Speeches & Testimony
FDIC Chairman Martin J. Gruenberg remarks at the Economic Growth and Regulatory Paperwork Reduction Act Outreach Meeting, at The Federal Reserve Bank of Boston; Boston, Massachusetts
May 4, 2015
Good morning. I also want to welcome each of you to the third outreach session under the Economic Growth and Regulatory Paperwork Reduction Act. Our first two outreach sessions in Los Angeles and Dallas were very informative, and I know I speak for all of us when I say that I very much look forward to hearing directly from today’s panelists and audience members as you give us your suggestions about ways we can streamline our regulations.
We take the regulatory review process very seriously. Of particular interest to the FDIC is the impact of our regulations on community and rural banks that serve areas that otherwise would not have access to banking services. As the regulator of state non-member banks, the FDIC supervises most of these community banks.
The agencies have issued two Notices of Proposed Rulemaking to solicit comments. Comments on the second notice--which addresses the Banking Operations, Capital, and Community Reinvestment Act categories of regulations--closes on May 14. These Notices of Proposed Rulemaking are available on our websites and on the FFIEC’s EGRPRA website. We plan on carefully reviewing all of the written submissions received during the open comment period as well as the comments we hear today.
We also wanted to point out that we will be expressly inviting comments on newly implemented rules as well.

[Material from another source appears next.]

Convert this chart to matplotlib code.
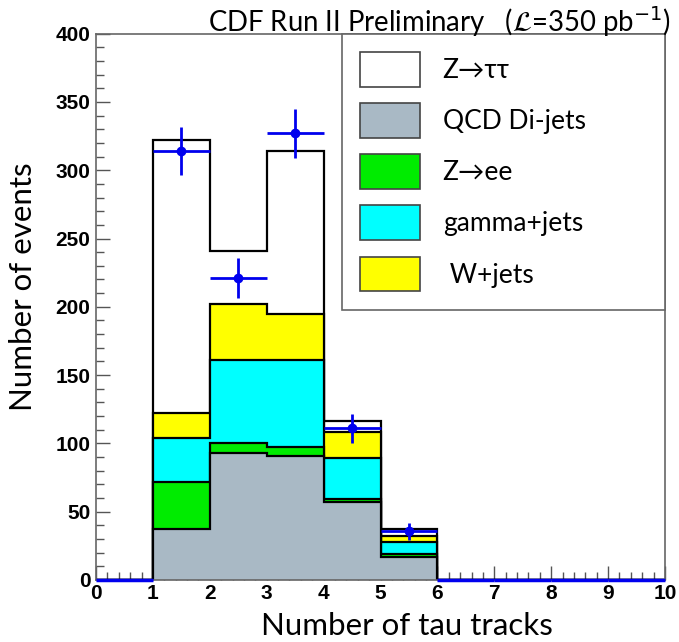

Thus far, several themes are emerging through the EGRPRA process, such as looking at whether laws and regulations based on longstanding thresholds should be changed – for example, dollar thresholds requiring an appraisal or a currency transaction report. Along these same lines, commenters have expressed an interest in increasing the size of the institutions eligible for longer examination intervals. Commenters have also asked that we ensure that supervisory expectations intended for large banks are not applied to community banks and that we have open and regular lines of communication with community bankers. We have also heard concerns about burdens and costs related to Call Reports and suggestions for improving the process, especially for community banks.
It also may be worth mentioning recent actions the FDIC took in part in response to comments received on the first EGRPRA request for comment. In November, the FDIC issued two Financial Institution Letters:
- First, we issued Qs & As to aid applicants in developing proposals for Federal deposit insurance and to provide transparency to the application process. Some EGRPRA commenters – and others – indicated that there was some confusion about our existing policies and that a clarification would be helpful to those seeking to apply for deposit insurance. The Qs & As address four distinct topics: pre-filing meetings; processing timelines; initial capitalization; and business plans.
- Second, we issued new procedures that eliminate or reduce applications to conduct permissible activities for certain bank subsidiaries organized as limited liability companies, or LLCs, subject to some limited documentation standards. (The prior procedures dated back to the time when the LLC structure was first permitted for bank subsidiaries. In the past ten years, the FDIC processed over 2200 applications relating to bank activities; the vast majority of these involved subsidiaries organized as LLCs. We are confident that the new procedures will result in a more streamlined process for state banks – especially our community institutions – without compromising the FDIC’s safety and soundness standards.)
It is our intention to keep looking for ways to reduce or eliminate outdated or unnecessary requirements as we move forward with this review, rather than wait until the end.
In fact, at the FDIC, we are continuously looking for ways to streamline and clarify our processes and rules, and we don’t need to wait for the EGRPRA review to be completed before we take action.
As another example, last July – while the first NPR was still out for comment – we issued a Financial Institution Letter (or FIL) to the banks we supervise describing how the FDIC will consider requests from S-Corp banks to pay dividends to their shareholders to cover taxes on their pass-through share of the bank’s earnings when those dividends are otherwise not permitted under the new capital rules. We told banks that unless there were significant safety and soundness issues, we would generally approve those requests for well-rated banks. We issued this guidance because of feedback we received from concerned S Corp banks and their shareholders.
Additionally, working through the FFIEC, we have engaged with the industry – through EGRPRA outreach and other means - about ways to improve the Call Reports and the reporting process, and we will pursue several actions in the near term. For example, we plan to propose certain burden-reducing changes this year and implement a more robust process for bank agency users to justify retaining or adding items to the Call Report.
We have a full day today, so I’m keeping my remarks very brief. I want to thank all of you who are here in person and those of you who are listening to our livestream webcast. I would note that this is the third of a number of EGRPRA outreach sessions we have scheduled in different regions of the country, and I’m sure we will learn a great deal in these sessions. Upcoming outreach sessions will include a session in Kansas City focused on rural bank outreach on August 4; Chicago, October 19; and Washington, D.C., on December 2. We will include input and suggestions from these outreach sessions in the final EGRPRA report we present to Congress in 2016. Thank you very much.